« Styx express » de Stéphane Legrand

Car il y a bien une histoire, cette fois, rassure-toi, avec tout ce qu’il faut de péripéties, rebondissements, gens bien curieux, choses étranges et la beauté foudroyante des amours impossibles.

On confirme.  Il y a bien une histoire.  Etienne Celmare est écrivain, fumeur compulsif, et alcoolique.  Dans le désordre.  Il n’a aucun succès, fusse d’estime.  Et d’estime, il en a très peu pour lui-même.  Non content d’être encombré par sa propre personne, il s’est fait nègre d’un auteur à succès, Stéphane Legrand.  Qui n’est autre (mais non, pas l’auteur) que le produit de son invention (celle d’Etienne Celmare).  Et si vous avez suivi jusque là, on est certain de vous perdre après (nous, pas l’auteur).  Car Etienne Celmare est aussi poursuivi par deux Ukrainiens, a une fâcheuse tendance à faire décéder ceux qui l’entourent, est suspecté de meurtre, devient tuteur d’une petite fille surdouée, harcèle son ex-compagne…  Entre autres.  Bref il s’englue dans la « Lose » (qu’il théorise par ailleurs). 

Grotesque, certes.  Imbibé, non moins.  Mais Etienne Celmare, ou le narrateur, ou Stéphane Legrand, observe(nt) le monde d’un oeil acéré et narquois qui vous réveillerait tout déridé et hilare un sharpei narcoleptiqe sous tranquilisants.

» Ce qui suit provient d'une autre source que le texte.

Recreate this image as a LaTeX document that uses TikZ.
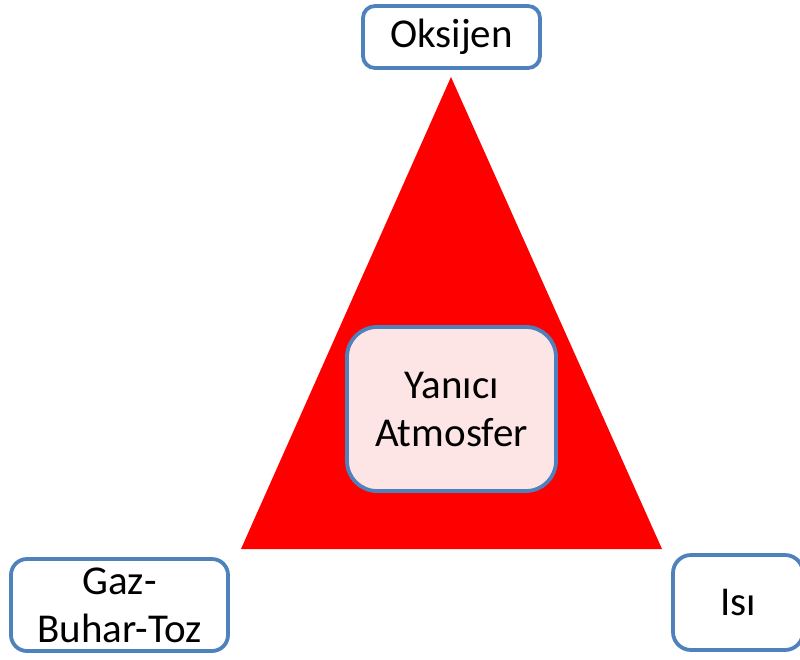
\documentclass[tikz,border=0pt]{standalone}
\usepackage{fontspec}
\setmainfont{Carlito}
\definecolor{boxblue}{RGB}{79,129,189}
\definecolor{pinkfill}{RGB}{253,228,229}
\definecolor{trired}{RGB}{255,0,0}
\begin{document}
\begin{tikzpicture}[x=1pt,y=-1pt,
  lbl/.style={draw=boxblue, line width=3.8pt, fill=white, align=center, inner sep=0pt,
    font=\fontsize{41}{48}\selectfont, text=black}]
\useasboundingbox (0,0) rectangle (800,659);
\clip (0,0) rectangle (800,659);
\coordinate (top) at (451,77);
\coordinate (bl) at (241,549);
\coordinate (br) at (662,549);
\fill[trired] (top) -- (br) -- (bl) -- cycle;
\node[lbl, rounded corners=12pt, minimum width=177pt, minimum height=62pt] (oks) at (451.5,37) {Oksijen};
\node[lbl, fill=pinkfill, rounded corners=30pt, minimum width=209pt, minimum height=164pt] (mid) at (451.5,409) {Yanıcı\\Atmosfer};
\node[lbl, rounded corners=16pt, minimum width=217pt, minimum height=92pt] (gaz) at (119.5,605) {Gaz-\\Buhar-Toz};
\node[lbl, rounded corners=18pt, minimum width=130pt, minimum height=95pt] (isi) at (738,602.5) {Isı};
\end{tikzpicture}
\end{document}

La bêtise se lisait à livre ouvert sur ces traits.  Même, à ce point-là, on était presque surpris par l’absence d’une enseigne au néon.

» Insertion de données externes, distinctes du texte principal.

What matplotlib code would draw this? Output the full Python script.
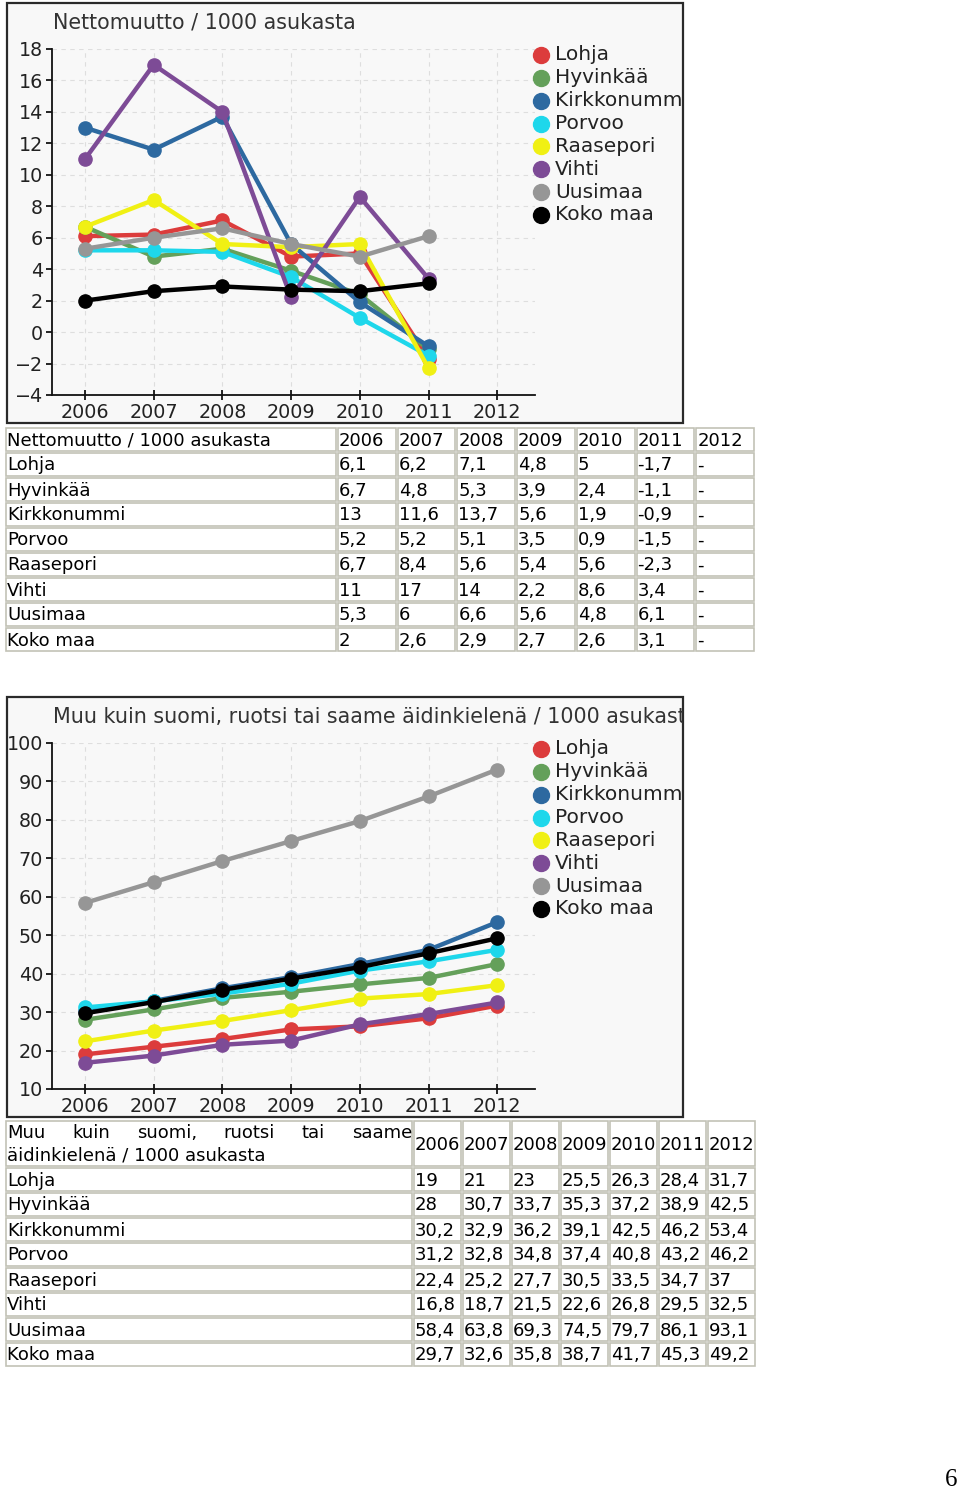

La femme moderne, le dernier Ewigweibliche en date.  Elle ne boit pas mais préfère dite qu’elle s’hydrate.  Elle ne bronze pas au soleil de la Côte d’Azur : elle synthétise de la vitamine D.  Ce n’est pas qu’elle baise, regardez mieux, en fait elle régule sa sécrétion d’hormones.

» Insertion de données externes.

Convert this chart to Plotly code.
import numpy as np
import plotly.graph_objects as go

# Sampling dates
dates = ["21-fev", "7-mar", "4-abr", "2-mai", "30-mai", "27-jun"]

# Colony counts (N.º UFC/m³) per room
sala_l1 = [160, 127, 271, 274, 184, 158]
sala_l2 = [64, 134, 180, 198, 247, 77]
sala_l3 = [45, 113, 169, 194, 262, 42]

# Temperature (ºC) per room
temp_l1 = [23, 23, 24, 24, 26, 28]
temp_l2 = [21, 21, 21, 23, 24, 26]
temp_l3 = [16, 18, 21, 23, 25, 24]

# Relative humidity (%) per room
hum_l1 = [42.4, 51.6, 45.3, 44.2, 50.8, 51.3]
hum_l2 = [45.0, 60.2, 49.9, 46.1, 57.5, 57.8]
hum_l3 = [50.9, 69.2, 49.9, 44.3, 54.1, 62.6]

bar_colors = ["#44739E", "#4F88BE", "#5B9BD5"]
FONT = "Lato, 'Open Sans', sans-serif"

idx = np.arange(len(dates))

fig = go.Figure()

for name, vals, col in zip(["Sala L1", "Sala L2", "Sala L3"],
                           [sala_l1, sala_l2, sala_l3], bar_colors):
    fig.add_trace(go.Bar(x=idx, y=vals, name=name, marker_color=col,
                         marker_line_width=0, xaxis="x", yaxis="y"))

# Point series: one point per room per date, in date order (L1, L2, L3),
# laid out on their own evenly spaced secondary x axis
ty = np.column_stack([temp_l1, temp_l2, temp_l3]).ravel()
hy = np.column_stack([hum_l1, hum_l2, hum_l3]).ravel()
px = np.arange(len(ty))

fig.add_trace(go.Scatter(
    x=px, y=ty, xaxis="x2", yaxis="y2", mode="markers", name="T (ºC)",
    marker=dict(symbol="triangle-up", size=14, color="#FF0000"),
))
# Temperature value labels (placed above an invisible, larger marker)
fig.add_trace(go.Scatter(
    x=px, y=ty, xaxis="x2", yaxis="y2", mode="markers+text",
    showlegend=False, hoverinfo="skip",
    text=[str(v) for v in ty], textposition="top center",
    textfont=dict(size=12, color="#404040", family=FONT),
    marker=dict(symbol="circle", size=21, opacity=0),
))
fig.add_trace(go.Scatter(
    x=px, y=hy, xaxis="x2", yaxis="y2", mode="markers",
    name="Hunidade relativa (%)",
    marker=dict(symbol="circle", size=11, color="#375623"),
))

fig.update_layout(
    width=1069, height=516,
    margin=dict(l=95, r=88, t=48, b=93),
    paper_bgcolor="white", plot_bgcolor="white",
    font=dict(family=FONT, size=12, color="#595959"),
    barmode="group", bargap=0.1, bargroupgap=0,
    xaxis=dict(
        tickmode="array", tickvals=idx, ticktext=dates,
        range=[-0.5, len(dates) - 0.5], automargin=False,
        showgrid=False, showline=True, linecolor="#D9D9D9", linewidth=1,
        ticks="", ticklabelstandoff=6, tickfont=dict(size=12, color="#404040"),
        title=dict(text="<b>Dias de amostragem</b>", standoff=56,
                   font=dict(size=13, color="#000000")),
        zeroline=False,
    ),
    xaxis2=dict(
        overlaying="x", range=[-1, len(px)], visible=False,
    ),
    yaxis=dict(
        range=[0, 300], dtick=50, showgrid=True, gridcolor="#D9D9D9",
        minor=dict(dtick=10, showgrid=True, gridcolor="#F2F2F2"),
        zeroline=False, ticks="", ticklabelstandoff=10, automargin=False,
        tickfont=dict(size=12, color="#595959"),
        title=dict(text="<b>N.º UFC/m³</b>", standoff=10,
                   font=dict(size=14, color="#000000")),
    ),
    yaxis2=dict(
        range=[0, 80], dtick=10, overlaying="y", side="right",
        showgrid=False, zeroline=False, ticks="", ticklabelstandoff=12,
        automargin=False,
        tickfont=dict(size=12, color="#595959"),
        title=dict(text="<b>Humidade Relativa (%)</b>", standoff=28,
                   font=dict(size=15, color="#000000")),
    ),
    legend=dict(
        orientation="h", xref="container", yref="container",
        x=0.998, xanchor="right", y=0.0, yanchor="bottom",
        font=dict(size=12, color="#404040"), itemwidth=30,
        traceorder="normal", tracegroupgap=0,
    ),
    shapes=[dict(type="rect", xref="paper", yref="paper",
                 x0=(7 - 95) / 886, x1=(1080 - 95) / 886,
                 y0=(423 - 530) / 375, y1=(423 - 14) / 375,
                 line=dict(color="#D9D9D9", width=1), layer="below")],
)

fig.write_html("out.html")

Le reste est à l’avenant.  On est très loin du potache cependant.  Car sous ce portrait calamiteux et désopilant d’un inapte, en perpétuel mais vain retour sur lui-même, se révèle la difficulté à affronter cette inaptitude.  L’impossibilité logique à en sortir même.  Car, comme le dit si bien le narrateur, (ou Etienne Celmare, ou Stéphane Legrand) qui parvient à insérer dans son roman la propre critique de celui-ci :

Mais, en définitive, l’impossibilité d’assigner à Etienne Celmare une position morale déterminée est une position morale déterminée : la critique en acte d’un monde qui rend impossible ou dérisoire l’existence d’un sens moral, qui rend vain tout accord du sujet avec lui-même sur les problèmes moraux, qui rend incohérente la cohérence avec soi-même.  En sorte que ce livre apparemment erratique est en réalité beaucoup plus pensé que ne les sont ces romans expérimentaux dormitifs que le snobisme du siècle nous inflige à longueur de rentrées.  Mais il l’est sans y toucher, sur l’épiderme, car il est aussi virevoltant et drôle, violemment lyrique et narquois.

Hilarant donc.  Mais pas que.

Stéphane Legrand, Styx express, 2012, Gallimard (coll.  L’arpenteur).